• Material:

::::::::::

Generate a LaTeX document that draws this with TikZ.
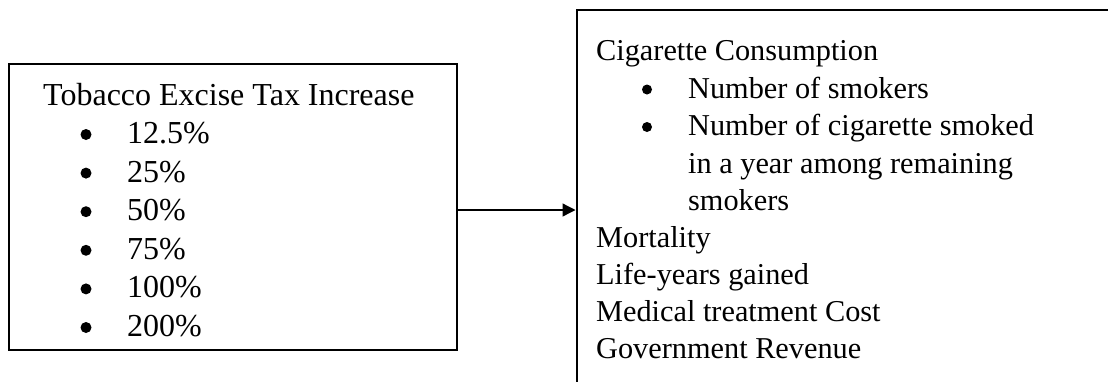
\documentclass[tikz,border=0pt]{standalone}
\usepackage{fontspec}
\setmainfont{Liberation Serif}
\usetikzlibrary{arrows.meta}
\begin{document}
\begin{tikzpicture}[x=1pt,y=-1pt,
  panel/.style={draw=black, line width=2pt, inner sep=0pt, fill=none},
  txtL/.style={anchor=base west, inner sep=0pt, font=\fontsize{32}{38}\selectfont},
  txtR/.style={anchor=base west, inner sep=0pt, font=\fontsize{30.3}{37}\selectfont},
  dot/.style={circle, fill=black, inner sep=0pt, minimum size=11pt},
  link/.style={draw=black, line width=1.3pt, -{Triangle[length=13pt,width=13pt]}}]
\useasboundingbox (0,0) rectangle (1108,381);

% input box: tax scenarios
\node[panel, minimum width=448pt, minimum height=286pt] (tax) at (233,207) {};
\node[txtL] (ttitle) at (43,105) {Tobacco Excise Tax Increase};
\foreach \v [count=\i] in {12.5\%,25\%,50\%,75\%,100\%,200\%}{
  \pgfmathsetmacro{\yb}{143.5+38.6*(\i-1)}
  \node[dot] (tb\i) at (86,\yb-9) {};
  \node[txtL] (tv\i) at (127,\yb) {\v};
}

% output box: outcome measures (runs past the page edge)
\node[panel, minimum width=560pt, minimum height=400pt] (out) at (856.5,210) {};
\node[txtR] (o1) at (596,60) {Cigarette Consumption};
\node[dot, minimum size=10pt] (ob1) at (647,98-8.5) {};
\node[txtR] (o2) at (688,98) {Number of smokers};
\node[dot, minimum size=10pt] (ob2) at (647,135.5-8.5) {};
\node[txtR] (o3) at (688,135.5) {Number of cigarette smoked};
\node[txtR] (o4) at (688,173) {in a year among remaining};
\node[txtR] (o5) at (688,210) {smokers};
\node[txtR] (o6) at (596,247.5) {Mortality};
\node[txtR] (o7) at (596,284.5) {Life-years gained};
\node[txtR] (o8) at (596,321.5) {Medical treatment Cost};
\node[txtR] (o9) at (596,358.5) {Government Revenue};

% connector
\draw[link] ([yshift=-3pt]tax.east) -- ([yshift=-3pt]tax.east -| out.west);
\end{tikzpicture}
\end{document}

::::::::::

• What you should do:
Repeat the material above in full and exactly, omitting the pictures.

• Exercise result:
Generate a LaTeX document that draws this with TikZ.
\documentclass[tikz,border=0pt]{standalone}
\usepackage{fontspec}
\setmainfont{Liberation Serif}
\usetikzlibrary{arrows.meta}
\begin{document}
\begin{tikzpicture}[x=1pt,y=-1pt,
  panel/.style={draw=black, line width=2pt, inner sep=0pt, fill=none},
  txtL/.style={anchor=base west, inner sep=0pt, font=\fontsize{32}{38}\selectfont},
  txtR/.style={anchor=base west, inner sep=0pt, font=\fontsize{30.3}{37}\selectfont},
  dot/.style={circle, fill=black, inner sep=0pt, minimum size=11pt},
  link/.style={draw=black, line width=1.3pt, -{Triangle[length=13pt,width=13pt]}}]
\useasboundingbox (0,0) rectangle (1108,381);

% input box: tax scenarios
\node[panel, minimum width=448pt, minimum height=286pt] (tax) at (233,207) {};
\node[txtL] (ttitle) at (43,105) {Tobacco Excise Tax Increase};
\foreach \v [count=\i] in {12.5\%,25\%,50\%,75\%,100\%,200\%}{
  \pgfmathsetmacro{\yb}{143.5+38.6*(\i-1)}
  \node[dot] (tb\i) at (86,\yb-9) {};
  \node[txtL] (tv\i) at (127,\yb) {\v};
}

% output box: outcome measures (runs past the page edge)
\node[panel, minimum width=560pt, minimum height=400pt] (out) at (856.5,210) {};
\node[txtR] (o1) at (596,60) {Cigarette Consumption};
\node[dot, minimum size=10pt] (ob1) at (647,98-8.5) {};
\node[txtR] (o2) at (688,98) {Number of smokers};
\node[dot, minimum size=10pt] (ob2) at (647,135.5-8.5) {};
\node[txtR] (o3) at (688,135.5) {Number of cigarette smoked};
\node[txtR] (o4) at (688,173) {in a year among remaining};
\node[txtR] (o5) at (688,210) {smokers};
\node[txtR] (o6) at (596,247.5) {Mortality};
\node[txtR] (o7) at (596,284.5) {Life-years gained};
\node[txtR] (o8) at (596,321.5) {Medical treatment Cost};
\node[txtR] (o9) at (596,358.5) {Government Revenue};

% connector
\draw[link] ([yshift=-3pt]tax.east) -- ([yshift=-3pt]tax.east -| out.west);
\end{tikzpicture}
\end{document}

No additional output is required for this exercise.